For the betrothed who prefer to toe the line between traditional and unique—or for whom a fire-engine red gown might give dear Granny heart palpitations—designers are accenting white dresses with colored ribbon, lace and panels. “Because a bride in white is so expected, there is something instantly special about wearing a splash of color down the aisle,” says Oscar de la Renta, who last season showed an embroidered white gown lined in powder blue satin. When Amanda Peet married screenwriter David Benioff in September 2006, she chose an ivory de la Renta gown and added a black ribbon at the waist, “which made it seem more like a festive party dress and less traditionally bridal,” Peet says. “I didn’t want my wedding to be too serious.”
Carolina Herrera has also flirted with color, adding a spray of blush to a hem and designing a gown with a green and beige lily of the valley pattern, while Monique
Lhuillier has designed dresses in yellow and steel gray. “Bridal is really much prettier if you incorporate some kind of color,” says Lhuillier. “It says you’re not afraid.”
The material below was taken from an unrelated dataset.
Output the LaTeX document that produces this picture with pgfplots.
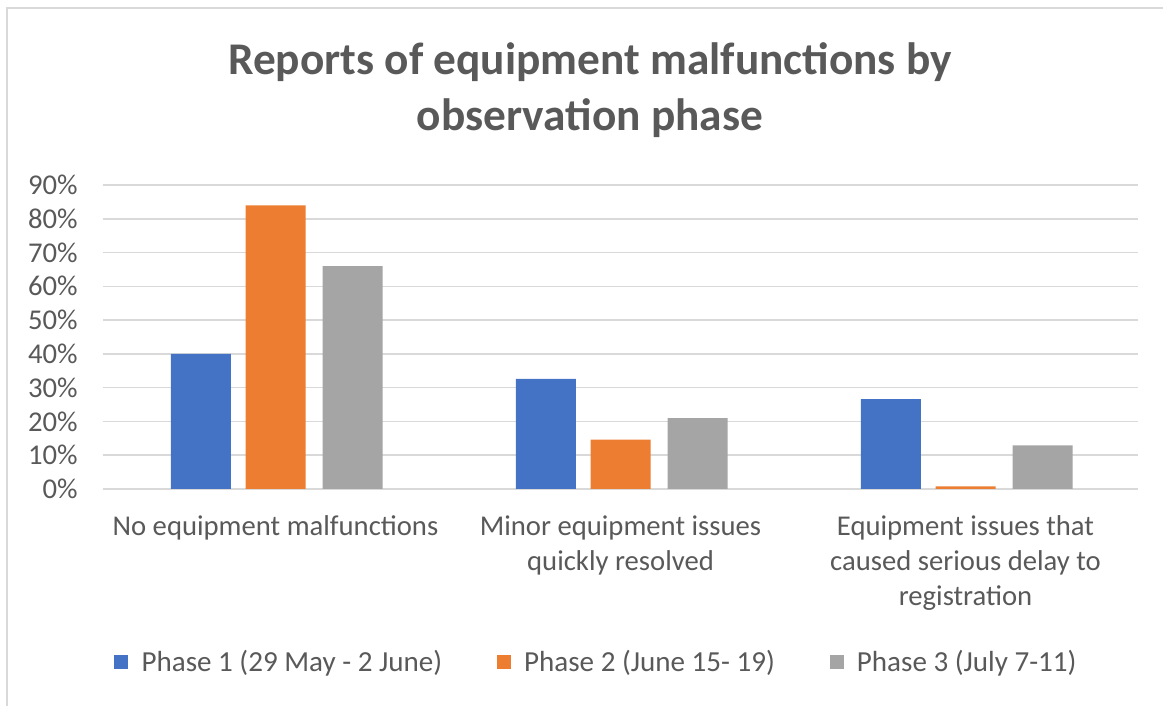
\documentclass[border=0pt]{standalone}
\usepackage{fontspec}
\setmainfont{Carlito}
\usepackage{pgfplots}
\pgfplotsset{compat=1.18}
\definecolor{cblue}{HTML}{4472C4}
\definecolor{corange}{HTML}{ED7D31}
\definecolor{cgray}{HTML}{A5A5A5}
\definecolor{gridc}{HTML}{D9D9D9}
\definecolor{txt}{HTML}{595959}
\pgfplotsset{sqleg/.style={legend image code/.code={\fill[##1,draw=none] (0pt,-5.25pt) rectangle (10.5pt,5.25pt);}}}
\begin{document}
\begin{tikzpicture}[x=0.75pt,y=0.75pt]
\path[use as bounding box] (0,0) rectangle (1163,706);
\draw[gridc, line width=1.5pt] (7,0) -- (7,698) -- (1163,698);
\node[font=\fontsize{34}{42}\selectfont\bfseries, text=txt, align=center] at (590,616) {Reports of equipment malfunctions by\\observation phase};
\begin{axis}[
  at={(77.25pt,162.75pt)}, anchor=south west,
  scale only axis, width=776.25pt, height=228pt,
  xmin=-0.5, xmax=2.5, ymin=0, ymax=90,
  xtick={0,1,2},
  xticklabels={{No equipment malfunctions},{Minor equipment issues\\quickly resolved},{Equipment issues that\\caused serious delay to\\registration}},
  ytick={0,10,20,30,40,50,60,70,80,90},
  yticklabels={0\%,10\%,20\%,30\%,40\%,50\%,60\%,70\%,80\%,90\%},
  ymajorgrids, grid style={gridc, line width=1.1pt},
  axis line style={draw=none}, major tick length=0pt, tick style={draw=none},
  tick label style={font=\fontsize{21.5}{26.25}\selectfont, text=txt},
  yticklabel style={anchor=east, inner sep=0pt, xshift=-18.75pt},
  xticklabel style={align=center, anchor=north, inner sep=0pt, yshift=-20pt},
  legend columns=3,
  legend style={at={(0.477,-0.569)}, anchor=center, draw=none, fill=none,
    font=\fontsize{21.8}{26}\selectfont, text=txt,
    /tikz/every even column/.append style={column sep=39pt},
    /tikz/every odd column/.append style={column sep=8pt}},
]
\addplot[ybar, sqleg, fill=cblue, draw=none, bar width=45pt, bar shift=-56pt] coordinates {(0,40) (1,32.6) (2,26.6)};
\addplot[ybar, sqleg, fill=corange, draw=none, bar width=45pt, bar shift=0pt] coordinates {(0,84) (1,14.6) (2,0.8)};
\addplot[ybar, sqleg, fill=cgray, draw=none, bar width=45pt, bar shift=57.75pt] coordinates {(0,66) (1,21) (2,12.9)};
\legend{Phase 1 (29 May - 2 June),Phase 2 (June 15- 19),Phase 3 (July 7-11)}
\end{axis}
\end{tikzpicture}
\end{document}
One woman who paid no heed to the wedding-dress edict set forth by her long-ago Queen is British stylist Katy England, who married Primal Scream’s Bobby Gillespie in 2006 wearing a custom-made corseted chiffon Alexander McQueen dress—with an English country hedgerow print atop a layer of pink and cream stripes. “I’d selected colors for the dress that I considered to be much more flattering to my skin tone than pure white, and all my guests seemed to love it,” says England, whose husband—clearly a good match—showed up in a suit embroidered with red roses. “But I’m sure that must be the same for every bride. After all, real friends can only say how wonderful a bride looks on her wedding day.”